Ponto alto: fala o número dois do Hezbolá


 


O ponto alto do ato de abertura foi o pronunciamento do segundo homem do Hezbolá, o vice-secretário-geral Naim Kassem, que falou em nome do partido e do seu secretário-geral, Hassan Nasrallah. Retórica inflamada, frases torrenciais, expressões contundentes, mas sem perder a serenidade, o líder do Partido do Povo de Deus fez uma calorosa e amistosa saudação a ''todos os que vieram dos quatro cantos do mundo para apoiar a resistência''.


 


Naim Kassem, após agradecer esse apoio, disse que a presença internacionalista é uma indicação de que a luta contra a injustiça, o hegemonismo e o terrorismo dos Estados Unidos têm respaldo em todo o mundo. E assegurou que a luta do povo libanês também tem um sentido e um alcance internacionais: ''A Resistência que movemos e nosso país também tem um sentido de libertação do ser humano sem limites geográficos''.


 


O discurso do dirigente libanês é uma peça digna de um estudo e reflexão. Muitas idéias nele contidas servem para desmistificar a imagem do Hezbolá como uma milícia terrorista inspirada no fundamentalismo islâmico. E ajudam a explicar o porquê desta força ter imposto, em julho-agosto deste ano, uma humilhante derrota ao supostamente invencível exército de Israel, quando este invadiu o Líbano.


 


As principais idéias desenvolvidas pelo dirigente do Hezbolá são antes de tudo políticas. Têm a ver com uma estratégia e uma tática de luta antiimperialista e de liberação nacional que, para ser vitoriosa, necessita de uma ampla e sólida unidade do povo, e passa necessariamente pela aliança entre as forcas políticas nacionais, inclusive o Partido Comunista.


 


Naim Kassem parte de uma justificativa para a luta armada de resistência: ''Fizemos a resistência para nos defender e nos libertar de Israel, um inimigo  cuja historia é uma historia de agressões e massacres contra os povos árabes e tem uma imagem que se confunde com a de outro inimigo dos povos, os EUA, que praticam o hegemonismo''. O representante de Nasrallah enche-se de brios e proclama : ''Ambos os inimigos serão derrotados.
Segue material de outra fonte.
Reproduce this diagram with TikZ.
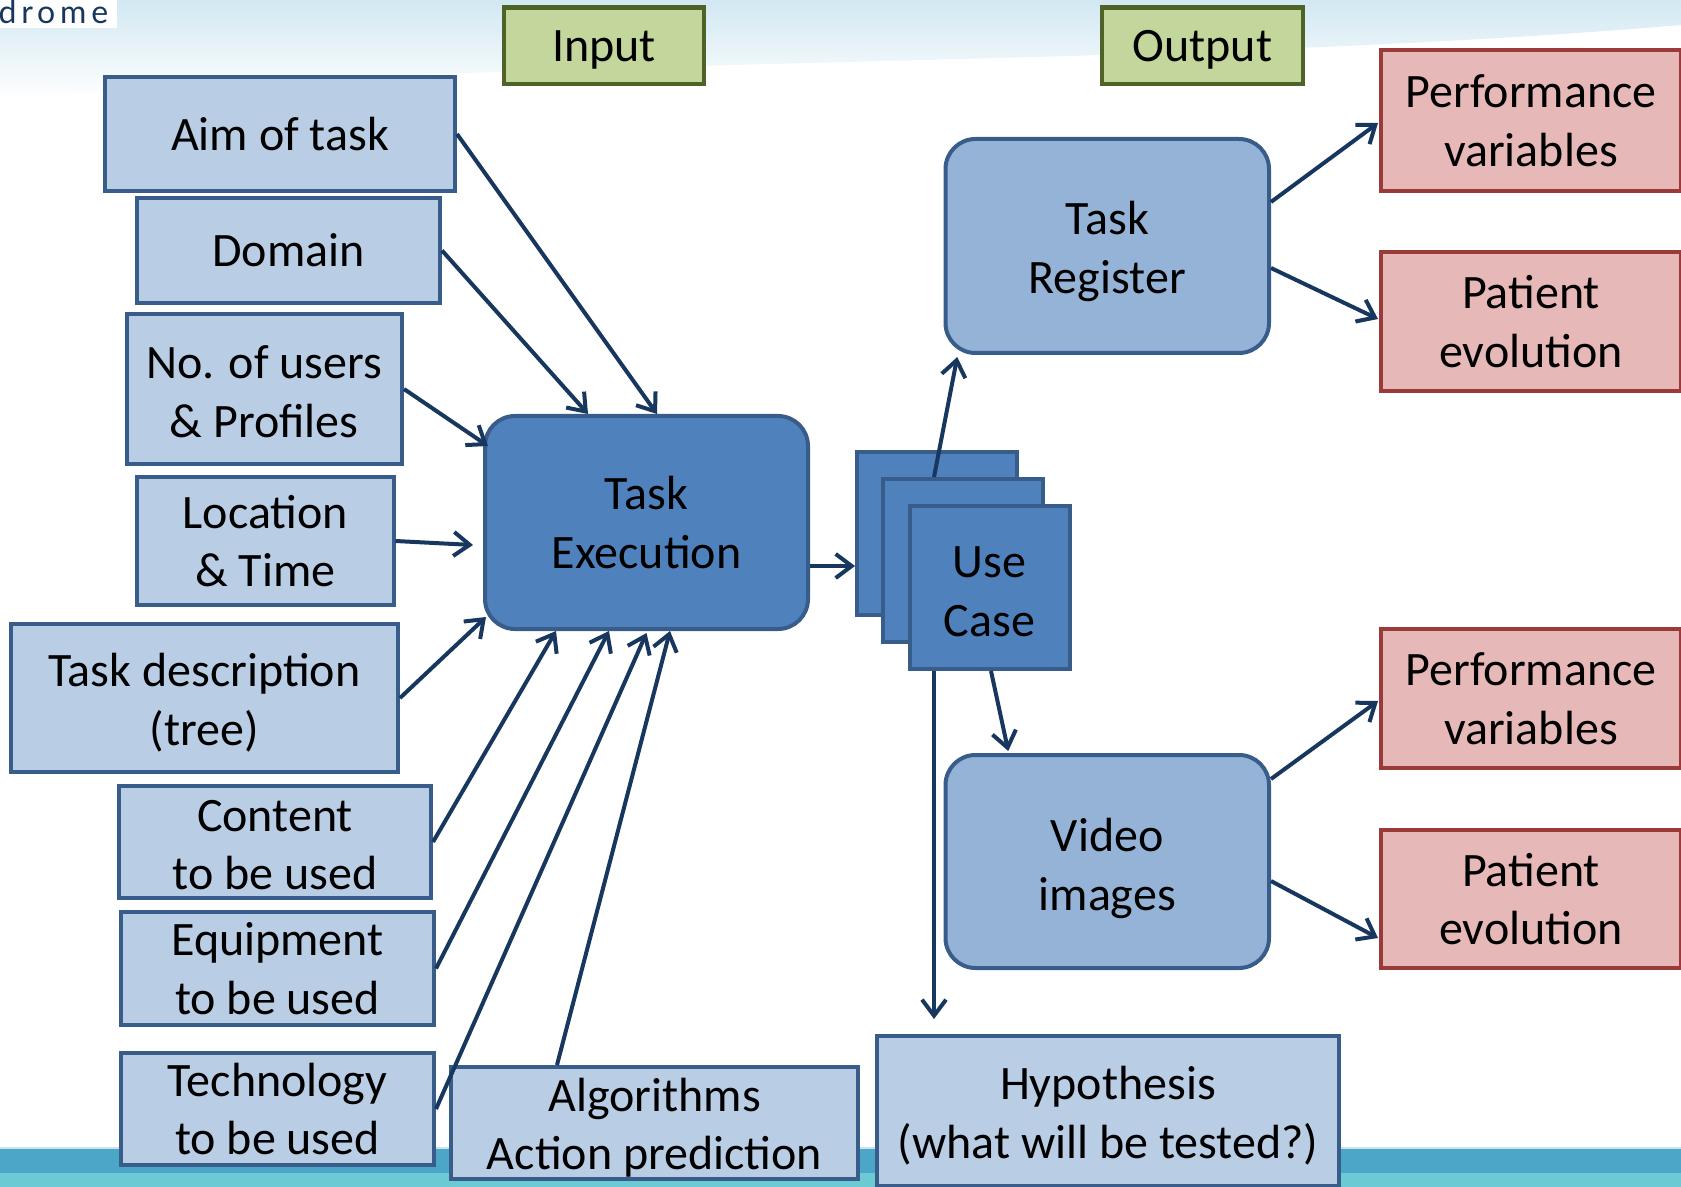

Nós os destruiremos''. E faz uma contundente crítica de alcance internacional: ''A ultima guerra de Israel contra o Líbano teve alcance internacional, foi administrada pelos Estados Unidos e contou com o silêncio da comunidade internacional''.


 


A segunda ordem de idéias exposta no discurso do dirigente do Hezbolá diz respeito ao caráter popular da resistência  e à unidade nacional das forças que se opõem à ocupação e à agressão. ''Muito se fala sobre o papel do Hezbolá nessa resistência. Posso falar apenas da coragem dos combatentes que foram capazes de derrotar o exército de Israel, um exército que diziam se invencível. A Resistência islâmica é uma extensão de toda a justa resistência no Líbano e na Palestina, a Resistência é a vontade do povo. E não é apenas a luta armada, são as convicções do povo. Em torno desta luta e destas convicções é que se fará o consenso nacional. O consenso nacional é a unidade da Resistência, em nome do Líbano, com toda a diversidade das forças que a integram. Estamos aqui reunidos para lançar uma mensagem com pontos em comum, e caminhos claros, contra a hegemonia política do imperialismo norte-americano e de Israel na região e no mundo''.


 


É com essa perspectiva que o líder do movimento xiita (a confissão religiosa da maioria dos libaneses) encara a luta internacional: “Lutamos contra a unipolaridade imposta pelos Estados Unidos, que representam para todos os povos o caos e todo tipo de sofrimentos, pois a hegemonia estadunidense é destrutiva''. Apesar de toda a capacidade de destruição do imperialismo, porém, o líder do Hezbolá não o considera invencível. Pelo contrário: “A política norte-americana começa a fracassar. Hoje esse imperialismo é perseguido por várias maldições – a maldição iraquiana, a maldição palestina, a maldição libanesa e até mesmo a maldição latino-americana''.


 


Finalmente, o que pode ter surpreendido a muitos, o número dois do Hezbolá tratou com transparência e naturalidade o tema religioso e suas relações com o fundamentalismo, o terrorismo e as relações entre o Islã e outras visões de mundo. ''Alguns de vocês aqui presentes têm preocupações com o islamismo, por causa de algumas coisas terríveis que têm acontecido. Existem grupos que se crêem intérpretes de Deus, que julgam possuir a chave do paraíso, mas na verdade não representam a verdadeira orientação islâmica. O movimento islâmico vai da direita à esquerda. Há os movimentos islâmicos certos e os errados, os justos e os injustos, os verdadeiros e os falsos. Podemos os reconhecer entre nós, árabes, pela pratica política. Faço um apelo para que não se deixem levar pelo que se fala de nós. Unamo-nos contra as injustiças independentemente das ideologias''.